La capacidad de la mente es algo asombroso, pese a que el común de los mortales no le prestamos apenas atención. Su poder para hacer tantas y tantas cosas nos parece algo normal y corriente, pero si se piensa con un poco de detenimiento las conclusiones son tan espectaculares como su potencia.

Paco Delgado
Cada vez que entro a la plaza de toros de Albacete, e incluso antes, cuando ando por sus inmediaciones o llego frente a ella, me pasa lo mismo: recuerdo con total nitidez la primera vez que vi una corrida en vivo y en directo, si bien antes ya había visto muchas en la tele, puede que no completas, porque enseguida me iba al patio de casa -que no era particular, pues en él llevé a cabo faenas extraordinarias y maté más de mil toros de toda condición- a dar mantazos con una especie de muleta que me había hecho Marina (la chica que más que cuidar de mi y mis hermanos jugaba con nosotros y sigue siendo a día de hoy una más de la familia), a intentar imitar a quien entonces era mi gran ídolo, Manuel Benítez “El Cordobés”, sin hacer caso a mi padre (como en tantas otras cosas que ahora lamento no haber atendido), que me decía que se toreaba despacio y sin gesticulaciones, aspavientos ni, mucho menos, hacer el payaso, aunque también, mas adelante, confesaba que Benítez “no era ningún chalado” y que tenía una izquierda prodigiosa…
Y, cómo no, a El Cordobés vi aquella tarde, tan lejana en el tiempo pero tan cercana en mi memoria, en la feria de 1965, en la que de la mano de mis padres tuve mi bautismo de plaza. Y lo que más me impresionó, que también, no fue ver de cerca a mi campeón: el primer gran impacto para mí al entrar a lo que consideraba un monumento excepcional, fue el color de la arena, de un no sé si amarillo o gualda, pero tan brillante que me deslumbró. Hasta entonces asociaba el ruedo a un gris más o menos claro, como el que se veía en la tele y no esperaba aquel resplandor.

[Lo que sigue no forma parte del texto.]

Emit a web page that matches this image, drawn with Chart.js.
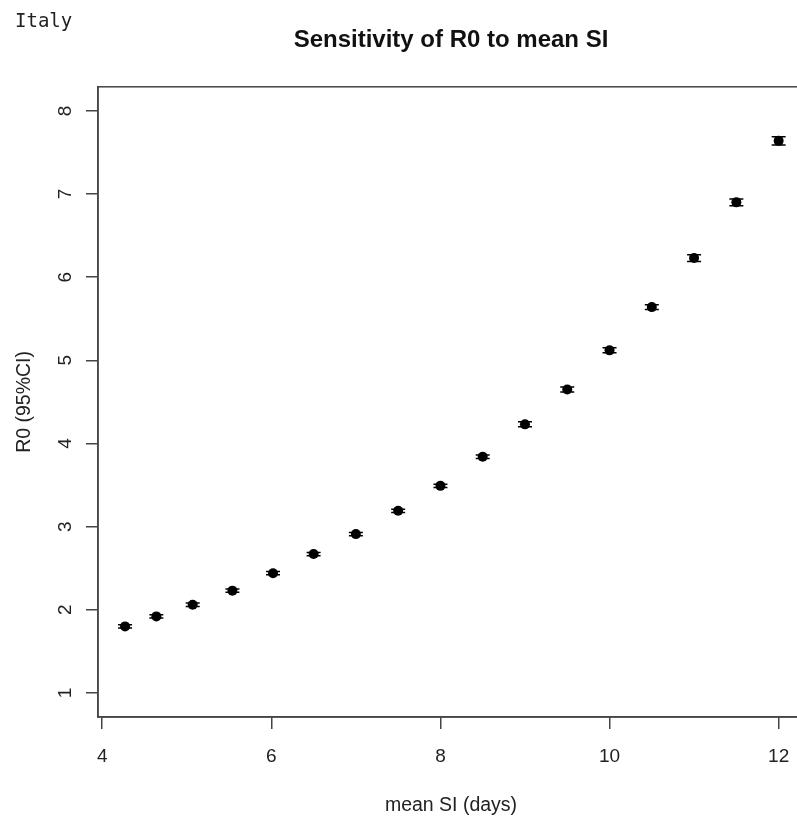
<!DOCTYPE html>
<html>
<head>
<meta charset="utf-8">
<script src="https://cdn.jsdelivr.net/npm/chart.js@4.4.1/dist/chart.umd.min.js"></script>
<style>
    html, body { margin: 0; padding: 0; background: #fff; overflow: hidden; }
    #wrap { position: relative; width: 820px; height: 820px; }
    #country {
        position: absolute; left: 15px; top: 11px;
        font: 19px/19px "DejaVu Sans Mono", monospace; color: #222;
    }
</style>
</head>
<body>
<div id="wrap">
    <canvas id="chart" width="820" height="820"></canvas>
    <div id="country">Italy</div>
</div>
<script>
// mean serial interval (days) and the R0 estimate with its 95% CI
const meanSI = [4.27, 4.64, 5.07, 5.54, 6.02, 6.5, 7, 7.5, 8, 8.5, 9, 9.5, 10, 10.5, 11, 11.5, 12];
const r0 = [1.80, 1.92, 2.06, 2.23, 2.44, 2.67, 2.91, 3.19, 3.49, 3.84, 4.23, 4.65, 5.12, 5.64, 6.23, 6.90, 7.64];
const r0Lower = [1.78, 1.90, 2.04, 2.21, 2.42, 2.65, 2.89, 3.17, 3.47, 3.82, 4.20, 4.62, 5.09, 5.61, 6.19, 6.86, 7.59];
const r0Upper = [1.82, 1.94, 2.08, 2.25, 2.46, 2.69, 2.93, 3.21, 3.51, 3.86, 4.26, 4.68, 5.15, 5.67, 6.27, 6.94, 7.69];

const xTicks = [4, 6, 8, 10, 12];
const yTicks = [1, 2, 3, 4, 5, 6, 7, 8];

const axisColor = '#444';
const textColor = '#222';

// R style: full box round the plot plus CI whiskers with caps
const boxAndWhiskers = {
    id: 'boxAndWhiskers',
    beforeDatasetsDraw(chart) {
        const { ctx, chartArea } = chart;
        ctx.save();
        ctx.strokeStyle = axisColor;
        ctx.lineWidth = 1.5;
        ctx.strokeRect(chartArea.left, chartArea.top, chartArea.right - chartArea.left, chartArea.bottom - chartArea.top);
        ctx.restore();
    },
    afterDatasetsDraw(chart) {
        const { ctx } = chart;
        const xs = chart.scales.x;
        const ys = chart.scales.y;
        ctx.save();
        ctx.strokeStyle = '#000';
        ctx.lineWidth = 1.5;
        meanSI.forEach(function (v, i) {
            const x = xs.getPixelForValue(v);
            const yLo = ys.getPixelForValue(r0Lower[i]);
            const yHi = ys.getPixelForValue(r0Upper[i]);
            ctx.beginPath();
            ctx.moveTo(x, yLo); ctx.lineTo(x, yHi);
            ctx.moveTo(x - 7, yLo); ctx.lineTo(x + 7, yLo);
            ctx.moveTo(x - 7, yHi); ctx.lineTo(x + 7, yHi);
            ctx.stroke();
        });
        ctx.restore();
    }
};

new Chart(document.getElementById('chart'), {
    type: 'scatter',
    data: {
        datasets: [{
            data: meanSI.map((v, i) => ({ x: v, y: r0[i] })),
            pointRadius: 5,
            pointHoverRadius: 5,
            backgroundColor: '#000',
            borderColor: '#000',
            borderWidth: 0
        }]
    },
    options: {
        responsive: false,
        animation: false,
        layout: { padding: { top: 0, left: 0, right: 16, bottom: 0 } },
        plugins: {
            legend: { display: false },
            tooltip: { enabled: false },
            title: {
                display: true,
                text: 'Sensitivity of R0 to mean SI',
                fullSize: false,
                color: '#111',
                font: { family: '"Liberation Sans", Arial, sans-serif', size: 24, weight: 'bold' },
                padding: { top: 26, bottom: 32 }
            }
        },
        scales: {
            x: {
                type: 'linear',
                min: 3.95,
                max: 12.3,
                afterBuildTicks: (scale) => { scale.ticks = xTicks.map(v => ({ value: v })); },
                afterFit: (scale) => { scale.height = 103; },
                grid: { drawOnChartArea: false, drawTicks: true, tickLength: 12, color: axisColor, lineWidth: 1.5 },
                border: { display: true, color: axisColor, width: 1.5 },
                ticks: {
                    autoSkip: false,
                    color: textColor,
                    padding: 16,
                    font: { family: '"Liberation Sans", Arial, sans-serif', size: 19 }
                },
                title: {
                    display: true,
                    text: 'mean SI (days)',
                    color: textColor,
                    font: { family: '"Liberation Sans", Arial, sans-serif', size: 19.5 },
                    padding: { top: 0, bottom: 3 }
                }
            },
            y: {
                type: 'linear',
                min: 0.71,
                max: 8.29,
                afterBuildTicks: (scale) => { scale.ticks = yTicks.map(v => ({ value: v })); },
                afterFit: (scale) => { scale.width = 98; },
                grid: { drawOnChartArea: false, drawTicks: true, tickLength: 12, color: axisColor, lineWidth: 1.5 },
                border: { display: true, color: axisColor, width: 1.5 },
                ticks: {
                    autoSkip: false,
                    minRotation: 90,
                    maxRotation: 90,
                    crossAlign: 'center',
                    color: textColor,
                    padding: 15,
                    font: { family: '"Liberation Sans", Arial, sans-serif', size: 19 }
                },
                title: {
                    display: true,
                    text: 'R0 (95%CI)',
                    color: textColor,
                    font: { family: '"Liberation Sans", Arial, sans-serif', size: 19.5 },
                    padding: { top: 13, bottom: 0 }
                }
            }
        }
    },
    plugins: [boxAndWhiskers]
});
</script>
</body>
</html>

La mente crea asociaciones más fuertes con el color que cuando ve en blanco y negro, por lo que también llamó mucho mi atención el vivo teñido de las medias de los toreros, de un rosa intenso que tampoco encajaba con lo visto en televisión o en las fotos de colorines que mostraban en La Actualidad Española, que era la publicación que entonces se leía en mi casa al margen del ABC, el Ya y los semanarios taurinos que compraban mi padre y mi abuelo y que poca cuatricromía llevaban.
Junto a El Cordobés, que toreó con un terno azul yo diría que pastel y oro, actuaron Fermín Murillo, ataviado con un muy serio negro y oro, y Manuel Amador, de rosa y oro. Y esos tres tonos fueron, junto al grana de un torero de goma que conservé durante mucho tiempo, la gama básica de mi imaginario armario taurino, pese a que el negro no era habitual de aquellas figuras que entonces estaban en todas las vitrinas y escaparates de las tiendas de regalos ante las que siempre estaba pegado un buen rato sin que casi nunca me cayese alguna, que lucían trajes sobre todo azul celeste, purísima y rosa frente a un torito como de terciopelo que parecía dejarse torear con total impunidad.
El vínculo entre el color y la memoria es una puerta abierta a un mundo de inmensas posibilidades. El cerebro humano procesa la información visual de manera muy eficiente, y el color, como un elemento fundamental de la visión, juega un papel crucial en dicha tarea. De tal forma que, más de sesenta años después, collons, cada vez que veo a un torero con un traje rosa a mi cabeza viene enseguida Amador padre; si es pastel es El Cordobés el que aparece o Murillo si el diestro ciñe un chispeante negro.
No me acuerdo exactamente del balance de aquella función, pero para mí fue un antes y un después y, sobre todo, la puerta que me abrió un mundo nuevo de sensaciones tan extraordinarias que tanto tiempo después todavía me hacen estremecer cada vez que me dispongo a presenciar una corrida. Y más todavía si es en la plaza de Albacete.